Exercise aim: Begin at the first line of the data and copy each line through the one containing "const gran2 = [5.0e-5, 2.35e-6, 8.3e-5, 9.4e-3];", that line included, with no pictures.

Data section:
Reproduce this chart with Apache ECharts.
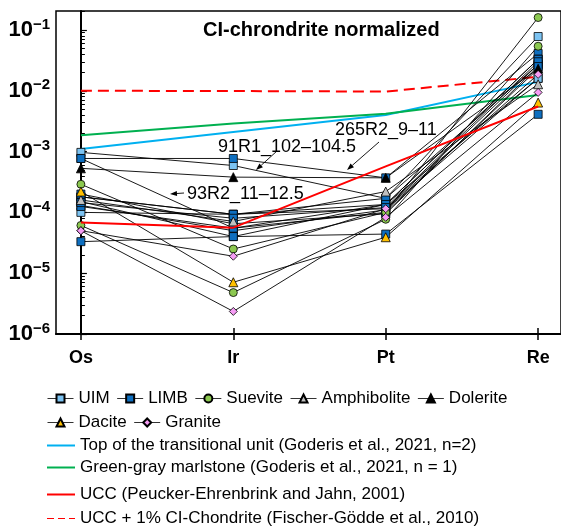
<!DOCTYPE html>
<html>
<head>
<meta charset="utf-8">
<script src="https://cdn.jsdelivr.net/npm/echarts@6/dist/echarts.min.js"></script>
<style>
html,body{margin:0;padding:0;background:#fff;}
#chart{width:561px;height:530px;}
</style>
</head>
<body>
<div id="chart"></div>
<script>
// ---- data (CI-chondrite normalized) ----
const elements = ['Os', 'Ir', 'Pt', 'Re'];
const yTickValues = [1e-6, 1e-5, 1e-4, 1e-3, 1e-2, 1e-1];

const uim1 = [9.7e-4, 5.9e-4, 1.7e-4, 7.8e-2];
const uim2 = [1.0e-4, 9.3e-5, 1.35e-4, 1.6e-2];
const uim3 = [1.3e-4, 5.0e-5, 1.1e-4, 1.6e-2];

const limb1 = [7.7e-4, 7.7e-4, 3.7e-4, 4.1e-2];   // 265R2_9–11
const limb2 = [7.7e-4, 5.5e-5, 1.35e-4, 3.3e-2];  // 93R2_11–12.5
const limb3 = [1.8e-4, 9.3e-5, 1.7e-4, 2.7e-2];
const limb4 = [1.5e-4, 4.0e-5, 4.4e-5, 4.1e-3];
const limb5 = [1.25e-4, 5.5e-5, 1.0e-4, 2.3e-2];
const limb6 = [3.3e-5, 4.0e-5, 1.35e-4, 3.3e-2];
const limb7 = [1.8e-4, 9.3e-5, 1.15e-4, 2.7e-2];
const limb8 = [1.45e-4, 8.0e-5, 1.2e-4, 3.0e-2];
const limb9 = [2.0e-4, 6.5e-5, 9.5e-5, 2.5e-2];

const suev1 = [2.9e-4, 2.5e-5, 1.0e-4, 1.6e-1];
const suev2 = [6.1e-5, 4.8e-6, 7.7e-5, 5.4e-2];
const amph1 = [1.6e-4, 7.1e-5, 2.2e-4, 1.28e-2];
const dole1 = [5.3e-4, 3.8e-4, 3.7e-4, 2.3e-2];
const daci1 = [2.2e-4, 7.1e-6, 3.9e-5, 6.4e-3];
const gran1 = [5.0e-5, 1.9e-5, 1.15e-4, 1.86e-2];
const gran2 = [5.0e-5, 2.35e-6, 8.3e-5, 9.4e-3];

const topTransitional = [1.1e-3, 2.1e-3, 4.0e-3, 1.4e-2];
const greenMarlstone  = [1.85e-3, 2.9e-3, 4.2e-3, 8.5e-3];
const ucc             = [6.8e-5, 5.6e-5, 5.7e-4, 5.5e-3];
const uccChondrite    = [1.0e-2, 9.9e-3, 9.7e-3, 1.7e-2];

// ---- styling ----
const FONT = '"Liberation Sans", Arial, sans-serif';
const types = {
  'UIM':         {symbol: 'rect',     size: 8, color: '#7CC3F2'},
  'LIMB':        {symbol: 'rect',     size: 8, color: '#0E6FC0'},
  'Suevite':     {symbol: 'circle',   size: 8, color: '#8CC850'},
  'Amphibolite': {symbol: 'triangle', size: 9, color: '#C0C0C0'},
  'Dolerite':    {symbol: 'triangle', size: 9, color: '#000000'},
  'Dacite':      {symbol: 'triangle', size: 9, color: '#FFC000'},
  'Granite':     {symbol: 'diamond',  size: 8, color: '#F59CF4'}
};
const samples = [
  ['UIM', uim1], ['UIM', uim2], ['UIM', uim3],
  ['LIMB', limb1], ['LIMB', limb2], ['LIMB', limb3], ['LIMB', limb4], ['LIMB', limb5],
  ['LIMB', limb6], ['LIMB', limb7], ['LIMB', limb8], ['LIMB', limb9],
  ['Suevite', suev1], ['Suevite', suev2],
  ['Amphibolite', amph1], ['Dolerite', dole1], ['Dacite', daci1],
  ['Granite', gran1], ['Granite', gran2]
];
const refLines = [
  {name: 'Top of the transitional unit (Goderis et al., 2021, n=2)', data: topTransitional, color: '#00B0F0', type: 'solid'},
  {name: 'Green-gray marlstone (Goderis et al., 2021, n = 1)', data: greenMarlstone, color: '#00B050', type: 'solid'},
  {name: 'UCC (Peucker-Ehrenbrink and Jahn, 2001)', data: ucc, color: '#FF0000', type: 'solid'},
  {name: 'UCC + 1% CI-Chondrite (Fischer-Gödde et al., 2010)', data: uccChondrite, color: '#FF0000', type: [11, 6]}
];

const toPts = arr => arr.map((v, i) => [i, v]);

const series = [];
function refSeries(r, z) {
  return {
    name: r.name, type: 'line', data: toPts(r.data), symbol: 'none',
    lineStyle: {color: r.color, width: 2, type: r.type}, itemStyle: {color: r.color}, z: z
  };
}
series.push(refSeries(refLines[0], 1), refSeries(refLines[1], 1), refSeries(refLines[3], 1));
samples.forEach(([t, vals]) => {
  const s = types[t];
  series.push({
    name: t, type: 'line', data: toPts(vals),
    symbol: s.symbol, symbolSize: s.size, showSymbol: true,
    lineStyle: {color: '#000', width: 0.9},
    itemStyle: {color: s.color, borderColor: '#000', borderWidth: 0.8},
    z: 2
  });
});
series.push(refSeries(refLines[2], 3));

// minor log ticks
const yMax = 0.205;
const minorTicks = [];
for (let d = -6; d <= -1; d++) {
  for (let k = 2; k <= 9; k++) {
    const v = k * Math.pow(10, d);
    if (v <= yMax) minorTicks.push(v);
  }
}

const xMin = -0.1634, xMax = 3.150;

// annotation helpers (arrows)
function arrow(x1, y1, x2, y2) {
  const ang = Math.atan2(y2 - y1, x2 - x1);
  const L = 7, W = 2.6;
  const bx = x2 - L * Math.cos(ang), by = y2 - L * Math.sin(ang);
  const px = -Math.sin(ang) * W, py = Math.cos(ang) * W;
  return [
    {type: 'line', shape: {x1: x1, y1: y1, x2: bx, y2: by}, style: {stroke: '#000', lineWidth: 0.9}, z: 10},
    {type: 'polygon', shape: {points: [[x2, y2], [bx + px, by + py], [bx - px, by - py]]}, style: {fill: '#000'}, z: 10}
  ];
}
function label(text, x, y) {
  return {type: 'text', x: x, y: y, style: {text: text, font: '18px ' + FONT, fill: '#000', verticalAlign: 'middle', align: 'left'}, z: 10};
}

const legendText = {fontFamily: FONT, fontSize: 17, color: '#000'};
function refLegend(r, top, icon) {
  return {
    data: [{name: r.name, icon: icon}], left: 47, top: top, padding: 0,
    itemWidth: 28, itemHeight: 2, selectedMode: false, textStyle: legendText
  };
}

const option = {
  animation: false,
  backgroundColor: '#fff',
  textStyle: {fontFamily: FONT},
  title: {
    text: 'CI-chrondrite normalized', left: 198, top: 15,
    textStyle: {fontFamily: FONT, fontSize: 20, fontWeight: 'bold', color: '#000'}
  },
  grid: {left: 56, right: -2, top: 11, bottom: 196, show: true, borderColor: '#000', borderWidth: 1.5, backgroundColor: 'transparent'},
  legend: [
    {
      data: ['UIM', 'LIMB', 'Suevite', 'Amphibolite', 'Dolerite', 'Dacite', 'Granite'],
      left: 47, top: 390, width: 480, padding: 0, itemGap: 7,
      itemWidth: 26, itemHeight: 10, selectedMode: false,
      lineStyle: {width: 1, color: '#333'},
      textStyle: legendText
    },
    refLegend(refLines[0], 437, 'rect'),
    refLegend(refLines[1], 459, 'rect'),
    refLegend(refLines[2], 486, 'rect'),
    refLegend(refLines[3], 510, 'path://M0,0h7v1h-7zM11,0h7v1h-7zM22,0h6v1h-6z')
  ],
  xAxis: [
    {
      type: 'value', min: xMin, max: xMax,
      splitLine: {show: false},
      axisLine: {show: true, lineStyle: {color: '#000', width: 2}},
      axisTick: {show: true, inside: false, length: 6, customValues: [0, 1, 2, 3], lineStyle: {color: '#000', width: 1.5}},
      axisLabel: {
        customValues: [0, 1, 2, 3], margin: 15,
        formatter: v => elements[Math.round(v)],
        fontFamily: FONT, fontSize: 18, fontWeight: 'bold', color: '#000'
      }
    },
    {
      type: 'value', min: xMin, max: xMax, position: 'bottom',
      splitLine: {show: false},
      axisLine: {show: false},
      axisTick: {show: true, inside: true, length: 6, customValues: [0, 1, 2, 3], lineStyle: {color: '#000', width: 1.5}},
      axisLabel: {show: false}
    }
  ],
  yAxis: [
    {
      type: 'log', logBase: 10, min: 1e-6, max: yMax,
      splitLine: {show: false},
      axisLine: {show: true, lineStyle: {color: '#000', width: 2}},
      axisTick: {show: true, inside: true, length: 6, customValues: yTickValues, lineStyle: {color: '#000', width: 1.2}},
      axisLabel: {
        customValues: yTickValues, margin: 6,
        formatter: v => {
          const e = Math.round(Math.log10(v));
          return '{b|10}{s|\u2212' + Math.abs(e) + '}';
        },
        rich: {
          b: {fontFamily: FONT, fontSize: 22, fontWeight: 'bold', color: '#000', lineHeight: 26},
          s: {fontFamily: FONT, fontSize: 15, fontWeight: 'bold', color: '#000', lineHeight: 20, verticalAlign: 'top'}
        }
      }
    },
    {
      type: 'log', logBase: 10, min: 1e-6, max: yMax, position: 'left',
      splitLine: {show: false},
      axisLine: {show: false},
      axisTick: {show: true, inside: true, length: 4, customValues: minorTicks, lineStyle: {color: '#000', width: 1}},
      axisLabel: {show: false}
    }
  ],
  series: series,
  graphic: [
    label('265R2_9\u201311', 335, 130),
    label('91R1_102\u2013104.5', 218, 147),
    label('93R2_11\u201312.5', 187, 194)
  ].concat(arrow(379, 142, 347, 170), arrow(277, 151, 256, 170), arrow(184, 193, 170, 194))
};

const chart = echarts.init(document.getElementById('chart'), null, {renderer: 'canvas'});
chart.setOption(option);
</script>
</body>
</html>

Task solution:
Reproduce this chart with Apache ECharts.
<!DOCTYPE html>
<html>
<head>
<meta charset="utf-8">
<script src="https://cdn.jsdelivr.net/npm/echarts@6/dist/echarts.min.js"></script>
<style>
html,body{margin:0;padding:0;background:#fff;}
#chart{width:561px;height:530px;}
</style>
</head>
<body>
<div id="chart"></div>
<script>
// ---- data (CI-chondrite normalized) ----
const elements = ['Os', 'Ir', 'Pt', 'Re'];
const yTickValues = [1e-6, 1e-5, 1e-4, 1e-3, 1e-2, 1e-1];

const uim1 = [9.7e-4, 5.9e-4, 1.7e-4, 7.8e-2];
const uim2 = [1.0e-4, 9.3e-5, 1.35e-4, 1.6e-2];
const uim3 = [1.3e-4, 5.0e-5, 1.1e-4, 1.6e-2];

const limb1 = [7.7e-4, 7.7e-4, 3.7e-4, 4.1e-2];   // 265R2_9–11
const limb2 = [7.7e-4, 5.5e-5, 1.35e-4, 3.3e-2];  // 93R2_11–12.5
const limb3 = [1.8e-4, 9.3e-5, 1.7e-4, 2.7e-2];
const limb4 = [1.5e-4, 4.0e-5, 4.4e-5, 4.1e-3];
const limb5 = [1.25e-4, 5.5e-5, 1.0e-4, 2.3e-2];
const limb6 = [3.3e-5, 4.0e-5, 1.35e-4, 3.3e-2];
const limb7 = [1.8e-4, 9.3e-5, 1.15e-4, 2.7e-2];
const limb8 = [1.45e-4, 8.0e-5, 1.2e-4, 3.0e-2];
const limb9 = [2.0e-4, 6.5e-5, 9.5e-5, 2.5e-2];

const suev1 = [2.9e-4, 2.5e-5, 1.0e-4, 1.6e-1];
const suev2 = [6.1e-5, 4.8e-6, 7.7e-5, 5.4e-2];
const amph1 = [1.6e-4, 7.1e-5, 2.2e-4, 1.28e-2];
const dole1 = [5.3e-4, 3.8e-4, 3.7e-4, 2.3e-2];
const daci1 = [2.2e-4, 7.1e-6, 3.9e-5, 6.4e-3];
const gran1 = [5.0e-5, 1.9e-5, 1.15e-4, 1.86e-2];
const gran2 = [5.0e-5, 2.35e-6, 8.3e-5, 9.4e-3];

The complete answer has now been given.